株価が上がる、つまり時価総額を本質的に上がるのは生産性の向上のみです。株主価値最大化に向け、つまり時価総額最大化のためにテクノロジーを導入する、人をレイオフする、社員同士が競争する、かといって社員は時間内に仕事を終える、家に帰って家庭での仕事もきちんとこなすし、勿論キャリアアップのための資格取得や学歴の向上も怠りません、これらの事がとても自然のサイクルの中で行われるのが北米の会社なのです。日本のように政府や官僚主導で働き方改革が行われるなどありえません。そもそもこれは冗談にしか北米の会社でやってきた私には思えません。
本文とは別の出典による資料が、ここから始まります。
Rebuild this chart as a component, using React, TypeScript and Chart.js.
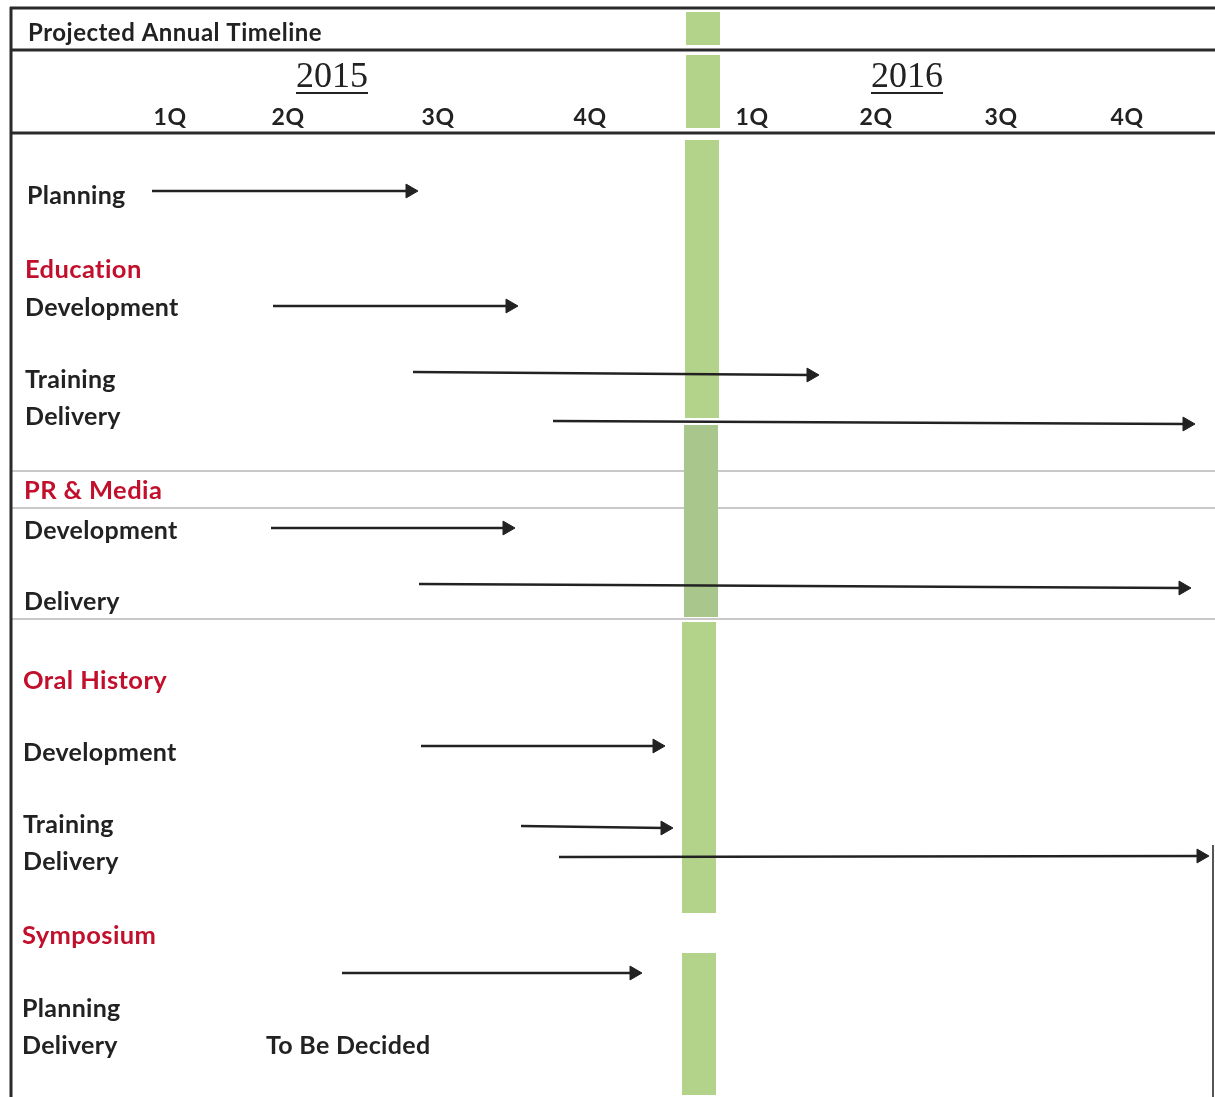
import React, { useEffect, useRef } from "react";
import { Chart, registerables } from "chart.js";

Chart.register(...registerables);

// ---- Data (timeline units across, row units down) ----
const title = "Projected Annual Timeline";
const years = ["2015", "2016"];
const yearPos = [332, 907];
const quarterLabels = ["1Q", "2Q", "3Q", "4Q", "1Q", "2Q", "3Q", "4Q"];
const quarterPos = [170, 288, 438, 590, 752, 876, 1001, 1127];

const sectionLabels = ["Education", "PR & Media", "Oral History", "Symposium"];
const sectionRows = [278, 499, 689, 944];
const sectionX = [25, 24, 23, 22];

const taskLabels = [
  "Planning",
  "Development", "Training", "Delivery",
  "Development", "Delivery",
  "Development", "Training", "Delivery",
  "Planning", "Delivery", "To Be Decided",
];
const taskRows = [204, 316, 388, 425, 539, 610, 761, 833, 870, 1017, 1054, 1054];
const taskX = [27, 25, 25, 25, 24, 24, 23, 23, 23, 22, 22, 266];

// arrows: start, end (tip), start row, end row
const arrowStart = [152, 273, 413, 553, 271, 419, 421, 521, 559, 342];
const arrowEnd = [418, 518, 819, 1195, 515, 1191, 665, 673, 1209, 642];
const arrowRowStart = [191, 306, 372, 421, 528, 584, 746, 826, 857, 973];
const arrowRowEnd = [191, 306, 375, 424, 528, 588, 746, 828, 856, 973];

// green marker (year boundary) segments
const markerTop = [12, 55, 140, 425, 622, 953];
const markerBottom = [45, 128, 418, 617, 913, 1095];
const markerPos = [703, 703, 702, 701, 699, 699];

const W = 1215;
const H = 1097;
const RED = "#c20f2c";
const INK = "#222222";
const FONT = "Lato, 'Open Sans', sans-serif";

const setSpacing = (ctx: any, v: string) => {
  try {
    ctx.letterSpacing = v;
  } catch (e) {}
};

const decorPlugin = {
  id: "decor",
  beforeDatasetsDraw(chart: any) {
    const { ctx, scales } = chart;
    const X = (v: number) => scales.x.getPixelForValue(v);
    const Y = (v: number) => scales.y.getPixelForValue(v);
    ctx.save();
    // gray separators
    ctx.strokeStyle = "#c9c9c9";
    ctx.lineWidth = 2;
    [471, 508, 619].forEach((r) => {
      ctx.beginPath();
      ctx.moveTo(X(12), Y(r));
      ctx.lineTo(X(1215), Y(r));
      ctx.stroke();
    });
    // frame
    ctx.strokeStyle = "#2a2a2a";
    ctx.lineWidth = 3;
    ctx.beginPath();
    ctx.moveTo(X(11), Y(7));
    ctx.lineTo(X(11), Y(1097));
    ctx.stroke();
    [8, 50, 133].forEach((r) => {
      ctx.beginPath();
      ctx.moveTo(X(10), Y(r));
      ctx.lineTo(X(1215), Y(r));
      ctx.stroke();
    });
    ctx.lineWidth = 2;
    ctx.strokeStyle = "#555";
    ctx.beginPath();
    ctx.moveTo(X(1213), Y(845));
    ctx.lineTo(X(1213), Y(1097));
    ctx.stroke();
    ctx.restore();
  },
  afterDatasetsDraw(chart: any) {
    const { ctx, scales } = chart;
    const X = (v: number) => scales.x.getPixelForValue(v);
    const Y = (v: number) => scales.y.getPixelForValue(v);
    ctx.save();
    ctx.textBaseline = "alphabetic";
    // title
    setSpacing(ctx, "0.5px");
    ctx.fillStyle = INK;
    ctx.textAlign = "left";
    ctx.font = `bold 24px ${FONT}`;
    ctx.fillText(title, X(28), Y(41));
    // years
    setSpacing(ctx, "0px");
    ctx.font = `36px 'Liberation Serif', 'DejaVu Serif', serif`;
    ctx.textAlign = "center";
    ctx.lineWidth = 2;
    ctx.strokeStyle = INK;
    years.forEach((y, i) => {
      ctx.fillText(y, X(yearPos[i]), Y(87));
      const w = ctx.measureText(y).width;
      ctx.beginPath();
      ctx.moveTo(X(yearPos[i]) - w / 2, Y(93));
      ctx.lineTo(X(yearPos[i]) + w / 2, Y(93));
      ctx.stroke();
    });
    // quarters
    setSpacing(ctx, "0.5px");
    ctx.font = `bold 23px ${FONT}`;
    quarterLabels.forEach((q, i) => {
      ctx.fillText(q, X(quarterPos[i]), Y(125));
    });
    // sections
    setSpacing(ctx, "0.4px");
    ctx.textAlign = "left";
    ctx.fillStyle = RED;
    ctx.font = `bold 25.5px ${FONT}`;
    sectionLabels.forEach((s, i) => ctx.fillText(s, X(sectionX[i]), Y(sectionRows[i])));
    // tasks
    setSpacing(ctx, "0.3px");
    ctx.fillStyle = INK;
    ctx.font = `bold 25px ${FONT}`;
    taskLabels.forEach((t, i) => ctx.fillText(t, X(taskX[i]), Y(taskRows[i])));
    ctx.restore();
  },
};

export default function App() {
  const ref = useRef<HTMLCanvasElement | null>(null);
  useEffect(() => {
    if (!ref.current) return;
    const HEAD_R = 8;
    const markerSets = markerTop.map((t, i) => ({
      type: "line" as const,
      data: [
        { x: markerPos[i], y: t },
        { x: markerPos[i], y: markerBottom[i] },
      ],
      borderColor: i === 3 ? "#a9c68c" : "#b4d38a",
      borderWidth: 34,
      borderCapStyle: "butt" as const,
      pointRadius: 0,
      order: 2,
    }));
    const arrowSets = arrowStart.map((s, i) => ({
      type: "line" as const,
      data: [
        { x: s, y: arrowRowStart[i] },
        { x: arrowEnd[i] - HEAD_R, y: arrowRowEnd[i] },
      ],
      borderColor: INK,
      borderWidth: 2.5,
      pointRadius: [0, HEAD_R],
      pointHoverRadius: 0,
      pointStyle: "triangle" as const,
      pointRotation: 90,
      pointBackgroundColor: INK,
      pointBorderColor: INK,
      pointBorderWidth: 1,
      order: 1,
    }));
    const chart = new Chart(ref.current, {
      type: "line",
      data: { datasets: [...markerSets, ...arrowSets] as any },
      options: {
        animation: false,
        responsive: false,
        maintainAspectRatio: false,
        layout: { padding: 0, autoPadding: false },
        plugins: { legend: { display: false }, tooltip: { enabled: false } },
        events: [],
        scales: {
          x: { type: "linear", min: 0, max: W, display: false },
          y: { type: "linear", min: 0, max: H, reverse: true, display: false },
        },
      },
      plugins: [decorPlugin],
    });
    return () => chart.destroy();
  }, []);
  return (
    <div style={{ position: "absolute", left: 0, top: 0, width: W, height: H, background: "#fff" }}>
      <canvas ref={ref} width={W} height={H} style={{ display: "block", width: W, height: H }} />
    </div>
  );
}
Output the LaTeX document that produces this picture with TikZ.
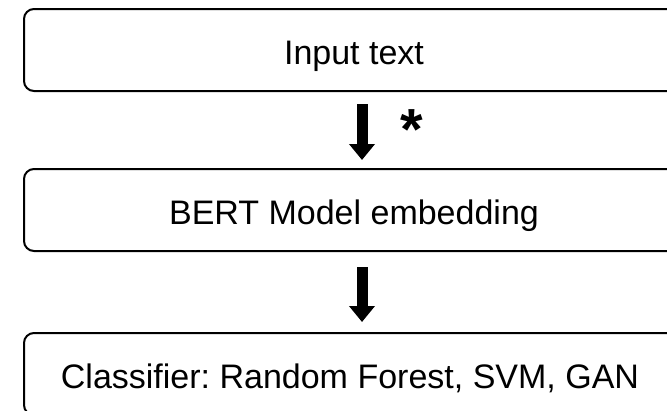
\documentclass[tikz,border=0pt]{standalone}
\usepackage{fontspec}
\setmainfont{Liberation Sans}
\usetikzlibrary{arrows.meta,calc}
\begin{document}
\frenchspacing
\begin{tikzpicture}[x=1pt,y=-1pt,
  box/.style={draw=black,line width=2pt,rounded corners=10pt,minimum width=660pt,minimum height=82pt,inner sep=0pt,text height=29pt,text depth=0pt,font=\fontsize{34}{40}\selectfont},
  bigarrow/.style={line width=11pt,-{Triangle[width=25pt,length=16pt]}}]
\useasboundingbox (0,0) rectangle (667,410);
\clip (0,0) rectangle (667,410);
\fill[white] (0,0) rectangle (667,410);
\node[box] (b1) at (354,50) {Input text};
\node[box] (b2) at (354,210) {BERT Model embedding};
\node[box] (b3) at (354,374) {\hspace*{-8pt}\frenchspacing Classifier: Random Forest, SVM, GAN};
\draw[bigarrow] ($(b1.south)+(8,12)$) -- ($(b2.north)+(8,-8)$);
\draw[bigarrow] ($(b2.south)+(8,15)$) -- ($(b3.north)+(8,-10)$);
\node[font=\bfseries\fontsize{58}{60}\selectfont,inner sep=0pt] (star) at (412,130) {*};
\end{tikzpicture}
\end{document}
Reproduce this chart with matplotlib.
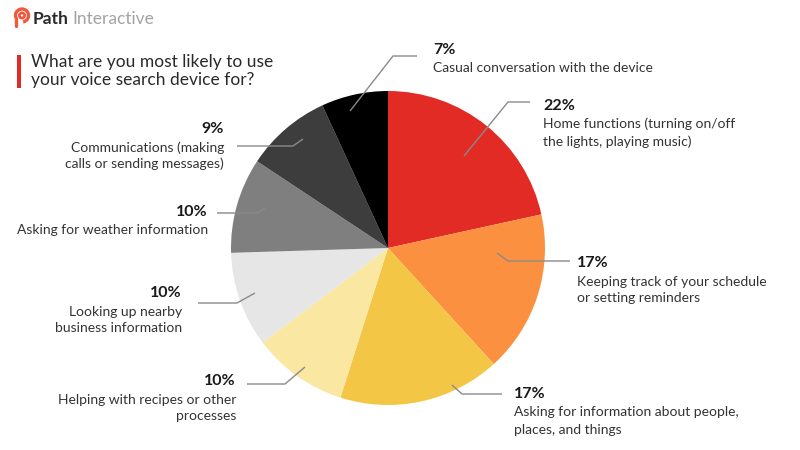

そもそも政府や官僚って一番効率の悪い働き方をする人たちですよね、なんでこの人達が効率性追求や生産性の向上のリーダーシップを取るんですか?そもそも何故そんな当たり前のことを其々の会社が出来ないのか、社員が出来ないのか、センスの悪いジョークにしか聞こえないのが私が思うところです。効率性を追求できない、していない会社や個人はマーケットから即退場なのです。

 

公務員の方々にどうこうしろと言われるのでなく、株主価値最大化のために何をすればよいのかを自分たちで考えれば自然と北米の会社のようになれます。こう言うと、日本は欧米とは違うとか文化が違うとかいう人がいるから面倒なのですが、効率性の追求や生産性の追求に欧米もアジアも、文化も関係ありません。ちなみに、株主価値の最大化というとレイオフされるとかネガティブサイドばかりを見る人がいますが、たしかに私が今経験している通りレイオフというのはとてもつらいものだし、大概の場合理不尽と思えることも多々あります。でも、レイオフの際はしっかりしたSeverance packageがつくんです。私の場合であればきっと日本の一流企業の退職金みたいな金額が出るのです。そしてこれまでの貯蓄とそれを株式市場で回せば、大企業のそこそこの役職の年収くらい年間利回りが出るんです。因みに私は株主を軽視する日本企業の株なんて買いたくないですよ、みなさんだってそうでしょう。だから、北米の経営のやり方、これは文化の違いにするんじゃなくて、単に効率性の追求の先にある最も進んだ経営のやり方なんです。これを理解するのに、認めるのに日本の方はどれだけ時間が必要なのでしょうか?日本式経営?それって単に北米の会社の50年前の仕事の仕方でしょ。

 

私を北米かぶれとしか理解できないのであればしょうがないですが、これは私がリスクを取ってそして自分に資格や学歴、そして実力をつけてカナダオイル会社からオファーを勝ち取り、10年間毎年起こるレイオフの波を乗り越えてきた実際の経験から私が理解していることを皆さんにお伝えしているのです。まあこれをどう理解するかは皆さん次第です。でも、こんなことを書いてるのは、私は日本が好きだからなんですけどね。